Raw data –

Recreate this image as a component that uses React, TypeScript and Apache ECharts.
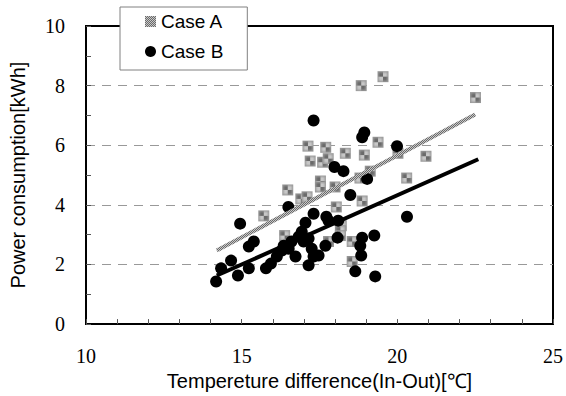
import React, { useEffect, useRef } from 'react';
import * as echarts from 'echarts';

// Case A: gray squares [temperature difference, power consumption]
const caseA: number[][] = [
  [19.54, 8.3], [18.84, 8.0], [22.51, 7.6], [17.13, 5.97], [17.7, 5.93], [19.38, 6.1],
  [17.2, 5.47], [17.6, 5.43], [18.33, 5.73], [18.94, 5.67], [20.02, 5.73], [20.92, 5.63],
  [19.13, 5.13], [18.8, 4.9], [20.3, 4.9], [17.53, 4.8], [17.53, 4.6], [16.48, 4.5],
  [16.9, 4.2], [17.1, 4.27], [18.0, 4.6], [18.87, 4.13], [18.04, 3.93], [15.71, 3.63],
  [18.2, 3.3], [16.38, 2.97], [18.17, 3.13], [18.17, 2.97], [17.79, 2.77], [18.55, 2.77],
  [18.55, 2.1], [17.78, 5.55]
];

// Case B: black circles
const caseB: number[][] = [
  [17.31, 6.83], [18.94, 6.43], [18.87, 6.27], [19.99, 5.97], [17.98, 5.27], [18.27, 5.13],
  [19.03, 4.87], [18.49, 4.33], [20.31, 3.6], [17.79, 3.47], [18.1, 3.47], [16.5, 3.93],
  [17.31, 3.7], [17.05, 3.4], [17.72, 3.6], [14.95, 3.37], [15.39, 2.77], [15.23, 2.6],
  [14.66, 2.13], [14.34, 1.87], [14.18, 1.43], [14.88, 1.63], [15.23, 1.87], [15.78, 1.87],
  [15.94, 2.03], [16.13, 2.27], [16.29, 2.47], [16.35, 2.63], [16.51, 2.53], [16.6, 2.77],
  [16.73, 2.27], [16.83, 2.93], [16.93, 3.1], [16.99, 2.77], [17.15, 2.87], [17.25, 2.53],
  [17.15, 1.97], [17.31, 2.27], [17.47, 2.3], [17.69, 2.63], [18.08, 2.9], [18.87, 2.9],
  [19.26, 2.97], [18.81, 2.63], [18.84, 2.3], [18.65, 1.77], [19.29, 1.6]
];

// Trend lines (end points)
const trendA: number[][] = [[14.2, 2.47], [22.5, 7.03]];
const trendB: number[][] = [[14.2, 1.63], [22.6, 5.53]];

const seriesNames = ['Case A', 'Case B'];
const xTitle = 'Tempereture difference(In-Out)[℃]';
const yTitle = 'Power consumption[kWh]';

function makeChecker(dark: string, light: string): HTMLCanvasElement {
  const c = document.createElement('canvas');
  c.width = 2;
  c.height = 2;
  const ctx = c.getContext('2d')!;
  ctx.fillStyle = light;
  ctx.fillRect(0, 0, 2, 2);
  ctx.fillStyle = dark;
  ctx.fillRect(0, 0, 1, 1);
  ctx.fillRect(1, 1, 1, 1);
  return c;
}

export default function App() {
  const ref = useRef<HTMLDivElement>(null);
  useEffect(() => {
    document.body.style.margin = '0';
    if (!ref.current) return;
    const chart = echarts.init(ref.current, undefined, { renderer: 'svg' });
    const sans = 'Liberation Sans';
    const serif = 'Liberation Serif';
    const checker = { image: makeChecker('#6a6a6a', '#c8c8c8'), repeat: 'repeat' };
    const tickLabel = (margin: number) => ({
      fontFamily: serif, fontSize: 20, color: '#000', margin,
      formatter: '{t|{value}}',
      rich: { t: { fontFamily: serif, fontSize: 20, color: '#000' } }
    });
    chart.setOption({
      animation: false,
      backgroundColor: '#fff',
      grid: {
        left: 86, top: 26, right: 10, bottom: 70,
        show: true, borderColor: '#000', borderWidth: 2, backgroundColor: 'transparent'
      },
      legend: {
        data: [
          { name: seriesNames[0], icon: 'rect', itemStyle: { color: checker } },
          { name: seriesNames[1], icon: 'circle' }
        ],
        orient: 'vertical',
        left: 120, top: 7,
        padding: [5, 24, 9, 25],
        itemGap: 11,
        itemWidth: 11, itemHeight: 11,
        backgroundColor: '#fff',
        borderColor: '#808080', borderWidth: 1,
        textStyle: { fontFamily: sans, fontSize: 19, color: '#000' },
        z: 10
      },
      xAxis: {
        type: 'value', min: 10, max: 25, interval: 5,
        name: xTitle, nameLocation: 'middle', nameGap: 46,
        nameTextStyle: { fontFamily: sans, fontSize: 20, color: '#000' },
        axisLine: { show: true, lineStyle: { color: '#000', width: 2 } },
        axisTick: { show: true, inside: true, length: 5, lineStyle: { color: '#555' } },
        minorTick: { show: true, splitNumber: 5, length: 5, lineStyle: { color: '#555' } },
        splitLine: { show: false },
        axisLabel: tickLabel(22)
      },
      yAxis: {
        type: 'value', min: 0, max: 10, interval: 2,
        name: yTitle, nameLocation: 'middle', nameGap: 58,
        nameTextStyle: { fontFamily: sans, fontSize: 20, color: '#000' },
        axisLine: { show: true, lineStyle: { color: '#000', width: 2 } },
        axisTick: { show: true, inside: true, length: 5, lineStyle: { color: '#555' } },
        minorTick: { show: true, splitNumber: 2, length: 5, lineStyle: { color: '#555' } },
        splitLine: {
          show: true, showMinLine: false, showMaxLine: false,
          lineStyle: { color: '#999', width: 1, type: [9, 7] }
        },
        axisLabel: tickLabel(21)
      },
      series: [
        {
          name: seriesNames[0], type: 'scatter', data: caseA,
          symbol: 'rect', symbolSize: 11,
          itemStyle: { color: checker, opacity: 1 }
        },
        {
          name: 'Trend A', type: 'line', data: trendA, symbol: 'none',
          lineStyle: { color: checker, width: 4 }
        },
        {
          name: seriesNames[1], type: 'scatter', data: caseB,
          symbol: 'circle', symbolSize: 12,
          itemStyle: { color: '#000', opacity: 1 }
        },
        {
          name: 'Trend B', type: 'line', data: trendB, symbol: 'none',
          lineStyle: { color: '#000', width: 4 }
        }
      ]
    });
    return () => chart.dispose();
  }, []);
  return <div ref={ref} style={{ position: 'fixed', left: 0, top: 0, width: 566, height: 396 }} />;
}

Work to do – Take the lines from the start of the material to the line with "import * as echarts from 'echarts';", both included, and transcribe them exactly without the pictures.

Task answer –
Recreate this image as a component that uses React, TypeScript and Apache ECharts.
import React, { useEffect, useRef } from 'react';
import * as echarts from 'echarts';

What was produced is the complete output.